> _PROBLEM REQUIREMENTS_
In the listing below, locate the lines bearing the word "that". Copy every one of them.

> _DATA EXCERPT_
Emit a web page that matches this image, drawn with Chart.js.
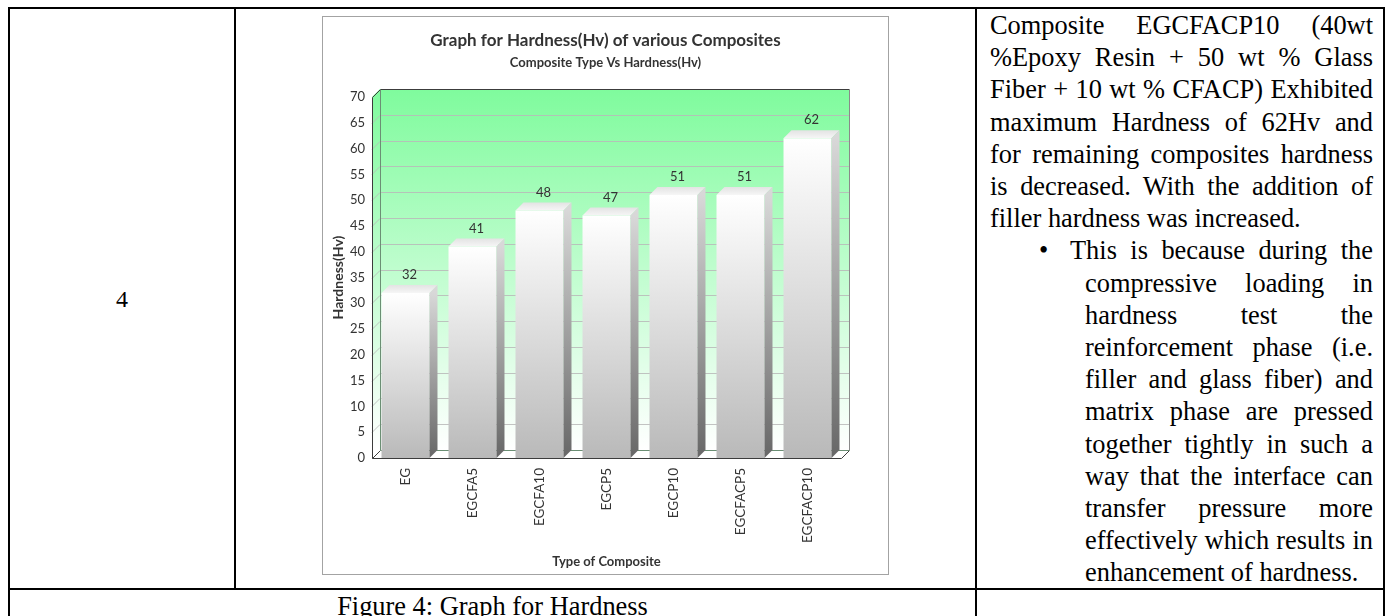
<!DOCTYPE html>
<html>
<head>
<meta charset="utf-8">
<script src="https://cdn.jsdelivr.net/npm/chart.js@4.4.1/dist/chart.umd.min.js"></script>
<style>
  html, body { margin: 0; padding: 0; background: #fff; }
  body { position: relative; width: 1389px; height: 616px; overflow: hidden; font-family: "Liberation Serif", "Times New Roman", serif; color: #000; }
  .ln { position: absolute; background: #000; }
  #num { position: absolute; left: 10px; width: 224px; top: 283px; text-align: center; font-size: 24px; line-height: 32px; }
  #box { position: absolute; left: 322px; top: 16px; width: 567px; height: 559px; box-sizing: border-box; border: 1px solid #a3a3a3; background: #fff; }
  #box canvas { display: block; }
  #txt { position: absolute; left: 990px; top: 9px; width: 383px; font-size: 26.4px; line-height: 32.2px; text-align: justify; }
  #txt p { margin: 0; }
  #txt p.bl { position: relative; margin-left: 95px; text-indent: -15px; }
  #txt .dot { position: absolute; left: -46px; top: 0; text-indent: 0; }
  #cap { position: absolute; left: 10px; width: 965px; top: 590px; text-align: center; font-size: 26.4px; line-height: 32.2px; white-space: nowrap; }
</style>
</head>
<body>
  <!-- table rules -->
  <div class="ln" style="left:8px;top:7px;width:1377px;height:2px"></div>
  <div class="ln" style="left:8px;top:7px;width:2px;height:609px"></div>
  <div class="ln" style="left:234px;top:7px;width:2px;height:583px"></div>
  <div class="ln" style="left:8px;top:588px;width:1377px;height:2px"></div>
  <div class="ln" style="left:975px;top:7px;width:2px;height:609px"></div>
  <div class="ln" style="left:1383px;top:7px;width:2px;height:609px"></div>

  <div id="num">4</div>

  <div id="box"><canvas id="chart" width="565" height="557"></canvas></div>

  <div id="txt">
    <p>Composite EGCFACP10 (40wt %Epoxy Resin + 50 wt % Glass Fiber + 10 wt % CFACP) Exhibited maximum Hardness of 62Hv and for remaining composites hardness is decreased. With the addition of filler hardness was increased.</p>
    <p class="bl"><span class="dot">•</span>This is because during the compressive loading in hardness test the reinforcement phase (i.e. filler and glass fiber) and matrix phase are pressed together tightly in such a way that the interface can transfer pressure more effectively which results in enhancement of hardness.</p>
  </div>

  <div id="cap">Figure 4: Graph for Hardness</div>

<script>
// Composite samples and their measured hardness (Hv)
const categories = ['EG', 'EGCFA5', 'EGCFA10', 'EGCP5', 'EGCP10', 'EGCFACP5', 'EGCFACP10'];
const hardness = [32, 41, 48, 47, 51, 51, 62];

// value axis range and tick step
const yMin = 0;
const yMax = 70;
const yStep = 5;

const chartTitle = 'Graph for Hardness(Hv) of various Composites';
const chartSubtitle = 'Composite Type Vs Hardness(Hv)';
const xTitle = 'Type of Composite';
const yTitle = 'Hardness(Hv)';

const DEPTH = 8;          // 3D extrusion offset in pixels
const FONT = 'Lato';
const TEXT = '#333333';

// Front face of each bar: white at the top fading to grey at the floor.
function frontFill(c) {
  const ys = c.chart.scales && c.chart.scales.y;
  if (c.type !== 'data' || !ys) return '#dddddd';
  const top = ys.getPixelForValue(c.raw);
  const bottom = ys.getPixelForValue(yMin);
  if (!isFinite(top) || !isFinite(bottom)) return '#dddddd';
  const g = c.chart.ctx.createLinearGradient(0, top, 0, bottom);
  g.addColorStop(0, '#ffffff');
  g.addColorStop(1, '#b9b9b9');
  return g;
}

// Draws the 3D box (back wall, left wall, floor) behind the bars and the
// side/top faces plus value labels in front of them.
const box3d = {
  id: 'box3d',
  beforeDatasetsDraw(chart) {
    const { ctx, chartArea: a } = chart;
    const ys = chart.scales.y;
    const d = DEPTH;
    ctx.save();

    // back wall with green-to-white gradient
    const wall = ctx.createLinearGradient(0, a.top - d, 0, a.bottom - d);
    wall.addColorStop(0, '#7ffb9d');
    wall.addColorStop(1, '#ffffff');
    ctx.fillStyle = wall;
    ctx.fillRect(a.left + d, a.top - d, a.right - a.left, a.bottom - a.top);

    // left side wall
    ctx.beginPath();
    ctx.moveTo(a.left, a.bottom);
    ctx.lineTo(a.left, a.top);
    ctx.lineTo(a.left + d, a.top - d);
    ctx.lineTo(a.left + d, a.bottom - d);
    ctx.closePath();
    ctx.fill();

    // grid lines on the left wall and back wall
    ctx.lineWidth = 1;
    ctx.strokeStyle = 'rgba(185,185,185,0.85)';
    ys.ticks.forEach(t => {
      if (t.value <= yMin || t.value >= yMax) return;
      const py = Math.round(ys.getPixelForValue(t.value)) + 0.5;
      ctx.beginPath();
      ctx.moveTo(a.left, py);
      ctx.lineTo(a.left + d, py - d);
      ctx.lineTo(a.right + d, py - d);
      ctx.stroke();
    });

    // floor
    const fl = Math.round(a.bottom) + 0.5;
    const L = Math.round(a.left) + 0.5;
    const R = Math.round(a.right) + 0.5;
    const T = Math.round(a.top) + 0.5;
    ctx.fillStyle = '#ffffff';
    ctx.beginPath();
    ctx.moveTo(L, fl);
    ctx.lineTo(R, fl);
    ctx.lineTo(R + d, fl - d);
    ctx.lineTo(L + d, fl - d);
    ctx.closePath();
    ctx.fill();

    // box outlines
    ctx.strokeStyle = '#3c3c3c';
    ctx.beginPath();
    ctx.moveTo(L, fl); ctx.lineTo(R, fl); ctx.lineTo(R + d, fl - d);
    ctx.moveTo(L, fl); ctx.lineTo(L, T); ctx.lineTo(L + d, T - d); ctx.lineTo(R + d, T - d);
    ctx.moveTo(L, fl); ctx.lineTo(L + d, fl - d);
    ctx.stroke();

    ctx.strokeStyle = '#6b8f74';
    ctx.beginPath();
    ctx.moveTo(L + d, T - d); ctx.lineTo(L + d, fl - d); ctx.lineTo(R + d, fl - d);
    ctx.stroke();

    ctx.strokeStyle = '#8a8a8a';
    ctx.beginPath();
    ctx.moveTo(R + d, T - d); ctx.lineTo(R + d, fl - d);
    ctx.stroke();

    ctx.restore();
  },
  afterDatasetsDraw(chart) {
    const { ctx } = chart;
    const d = DEPTH;
    const meta = chart.getDatasetMeta(0);
    ctx.save();
    meta.data.forEach((bar, i) => {
      const { x, y, base, width } = bar.getProps(['x', 'y', 'base', 'width'], true);
      const l = x - width / 2;
      const r = x + width / 2;

      // top face
      const tg = ctx.createLinearGradient(0, y, 0, y - d);
      tg.addColorStop(0, '#f6f6f6');
      tg.addColorStop(1, '#e3e3e3');
      ctx.fillStyle = tg;
      ctx.beginPath();
      ctx.moveTo(l, y);
      ctx.lineTo(r, y);
      ctx.lineTo(r + d, y - d);
      ctx.lineTo(l + d, y - d);
      ctx.closePath();
      ctx.fill();

      // right side face
      const sg = ctx.createLinearGradient(0, y, 0, base);
      sg.addColorStop(0, '#d8d8d8');
      sg.addColorStop(1, '#676767');
      ctx.fillStyle = sg;
      ctx.beginPath();
      ctx.moveTo(r, y);
      ctx.lineTo(r + d, y - d);
      ctx.lineTo(r + d, base - d);
      ctx.lineTo(r, base);
      ctx.closePath();
      ctx.fill();

      // value label
      ctx.fillStyle = TEXT;
      ctx.font = `13px ${FONT}`;
      ctx.textAlign = 'center';
      ctx.textBaseline = 'middle';
      ctx.fillText(String(hardness[i]), x + d / 2, y - d - 10);
    });
    ctx.restore();
  }
};

new Chart(document.getElementById('chart'), {
  type: 'bar',
  data: {
    labels: categories,
    datasets: [{
      label: yTitle,
      data: hardness,
      borderWidth: 0,
      categoryPercentage: 1,
      barPercentage: 0.716,
      backgroundColor: frontFill
    }]
  },
  options: {
    responsive: false,
    animation: false,
    events: [],
    devicePixelRatio: 1,
    layout: { padding: 0 },
    plugins: {
      legend: { display: false },
      tooltip: { enabled: false },
      title: {
        display: true, text: chartTitle, color: TEXT,
        font: { family: FONT, size: 17, weight: 'bold' },
        padding: { top: 13.8, bottom: 4 }
      },
      subtitle: {
        display: true, text: chartSubtitle, color: TEXT,
        font: { family: FONT, size: 13, weight: 'bold' },
        padding: { top: 0, bottom: 26.2 }
      }
    },
    scales: {
      x: {
        grid: { display: false, drawTicks: false },
        border: { display: false },
        ticks: {
          minRotation: 90, maxRotation: 90, padding: 10, color: TEXT,
          font: { family: FONT, size: 13.5 }
        },
        title: {
          display: true, text: xTitle, color: TEXT,
          font: { family: FONT, size: 13, weight: 'bold' },
          padding: { top: 4, bottom: 4.2 }
        },
        afterFit(s) { s.height = 116; }
      },
      y: {
        min: yMin, max: yMax,
        grid: { display: false, drawTicks: false },
        border: { display: false },
        ticks: {
          stepSize: yStep, padding: 7, color: TEXT,
          font: { family: FONT, size: 13 }
        },
        title: {
          display: true, text: yTitle, color: TEXT,
          font: { family: FONT, size: 14, weight: 'bold' },
          padding: { top: 7, bottom: 0 }
        },
        afterFit(s) { s.width = 49; }
      },
      // blank strip on the right that leaves room for the box depth
      side: {
        type: 'linear', position: 'right', min: yMin, max: yMax,
        grid: { display: false, drawTicks: false },
        border: { display: false },
        ticks: { display: false },
        afterFit(s) { s.width = 47; }
      }
    }
  },
  plugins: [box3d]
});
</script>
</body>
</html>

> _FINAL ANSWER_
Emit a web page that matches this image, drawn with Chart.js.
    <p class="bl"><span class="dot">•</span>This is because during the compressive loading in hardness test the reinforcement phase (i.e. filler and glass fiber) and matrix phase are pressed together tightly in such a way that the interface can transfer pressure more effectively which results in enhancement of hardness.</p>
      // blank strip on the right that leaves room for the box depth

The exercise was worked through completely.